19. The above outline of Secure Autonomy is only a guide, setting out one possible model of Secure Autonomy arrangements; there are many points of detail to be resolved, and other models, such as those of the Benelux Union, that might also be considered. Yet the advantages of Secure Autonomy, as herein laid out, are clear. It would deliver most of the benefits of independence: Scotland would have, subject to the Union and the EU law, substantial autonomy on all matters of law and policy, including much of macro-economic policy and control over vital resources. Scotland would be able to adopt, for itself, a Constitution which reflects the principle of the sovereignty of the people, not Parliament, and which is a model of modern democratic governance. At the same time, Scotland would remain in a ‘United Kingdom’, reassuring moderate Unionist sentiment, maintaining a ‘social union’, and preserving the security, economic, military and diplomatic advantages commonly attributed to the Union by its supporters.

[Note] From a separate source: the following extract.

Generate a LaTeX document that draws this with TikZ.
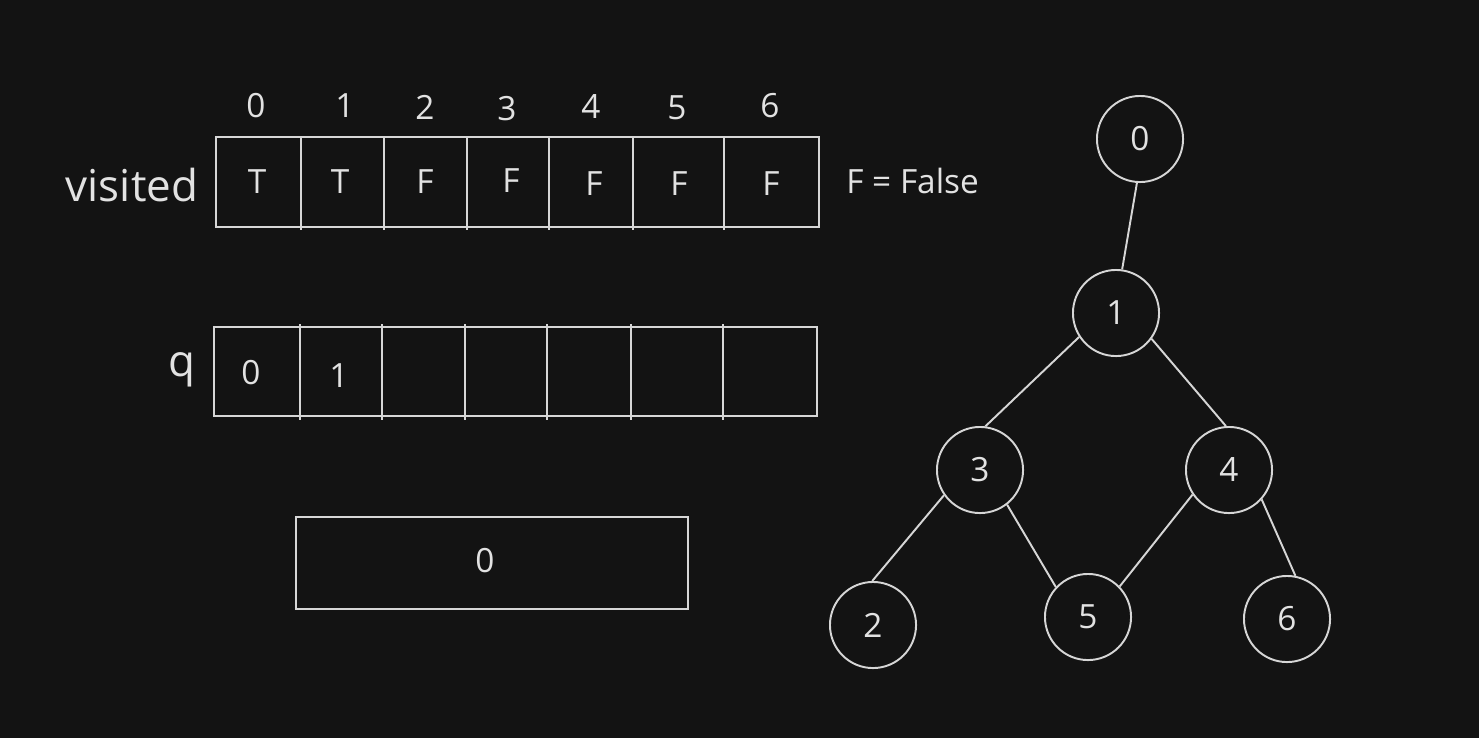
\documentclass[tikz,border=0pt]{standalone}
\usepackage{fontspec}
\setmainfont{Open Sans}
\definecolor{bg}{HTML}{131313}
\definecolor{ink}{HTML}{D6D6D6}
\definecolor{txt}{HTML}{E2E2E2}
\begin{document}
\begin{tikzpicture}[x=0.02cm,y=-0.02cm,
  line/.style={draw=ink,line width=1.1pt},
  lbl/.style={text=txt,inner sep=0pt,font=\fontsize{19}{22}\selectfont},
  biglbl/.style={text=txt,inner sep=0pt,font=\fontsize{25}{28}\selectfont},
  vnode/.style={circle,draw=ink,line width=1.1pt,minimum size=49pt,inner sep=0pt,
    text=txt,font=\fontsize{19}{22}\selectfont}]
\fill[bg] (0,0) rectangle (1479,738);
\useasboundingbox (0,0) rectangle (1479,738);

% visited array
\draw[line] (216,137) rectangle (819,227);
\foreach \x in {301,384,467,549,633,724} \draw[line] (\x,137) -- (\x,230);
\node[biglbl] (vlab) at (132,185) {visited};
\foreach \x/\y/\t [count=\i] in {257/182/T,340/182/T,425/182/F,511/181/F,594/184/F,679/184/F,771/184/F}
  \node[lbl] (v\i) at (\x,\y) {\t};
\foreach \x/\y/\t [count=\i] in {256/106/0,345/106/1,425/107/2,507/109/3,591/107/4,677/108/5,770/106/6}
  \node[lbl] (idx\i) at (\x,\y) {\t};
\node[lbl,anchor=west] (legend) at (846,181) {F = False};

% queue array
\draw[line] (214,327) rectangle (817,416);
\foreach \x in {300,382,465,547,631,723} \draw[line] (\x,324) -- (\x,420);
\node[biglbl] (qlab) at (182,370) {q};
\node[lbl] (q1) at (251,373) {0};
\node[lbl] (q2) at (339,376) {1};

% current element
\draw[line] (296,517) rectangle (688,609);
\node[lbl] (cur) at (485,561) {0};

% graph
\node[vnode] (n0) at (1140,139) {0};
\node[vnode] (n1) at (1116,313) {1};
\node[vnode] (n3) at (980,470) {3};
\node[vnode] (n4) at (1229,470) {4};
\node[vnode] (n2) at (873,625) {2};
\node[vnode] (n5) at (1088,617) {5};
\node[vnode] (n6) at (1287,619) {6};
\draw[line] (n0.266) -- (n1.82);
\draw[line] (n1.213) -- (n3.83);
\draw[line] (n1.324) -- (n4.94);
\draw[line] (n3.215) -- (n2.91);
\draw[line] (n3.308) -- (n5.137);
\draw[line] (n4.214) -- (n5.44);
\draw[line] (n4.318) -- (n6.79);
\end{tikzpicture}
\end{document}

20. This paper does not take the view that Secure Autonomy would be superior to full independence. Nevertheless, the principle of Secure Autonomy appears to offer the best hope of a workable ‘intermediate position’ between the status quo and full independence, if that is what the people of Scotland desire. The peoples of these Islands have stood together in war and peace, and many continue to value that connection. Unfortunately, the old arrangement, the ‘Union-State’, did not always work: too often, the distinctive voice and interests of Scotland were drowned out. Secure Autonomy, a ‘Union of States’, would enable Scotland and the rest of the UK to go forward together in a mature partnership of equals, sharing certain powers and responsibilities where this is in our mutual interests, while respecting the liberty, autonomy and distinct interests of each country.
 After Scottish members have been withdrawn from the UK Parliament, it would continue as the Parliament of ‘England, Wales & Northern Ireland’.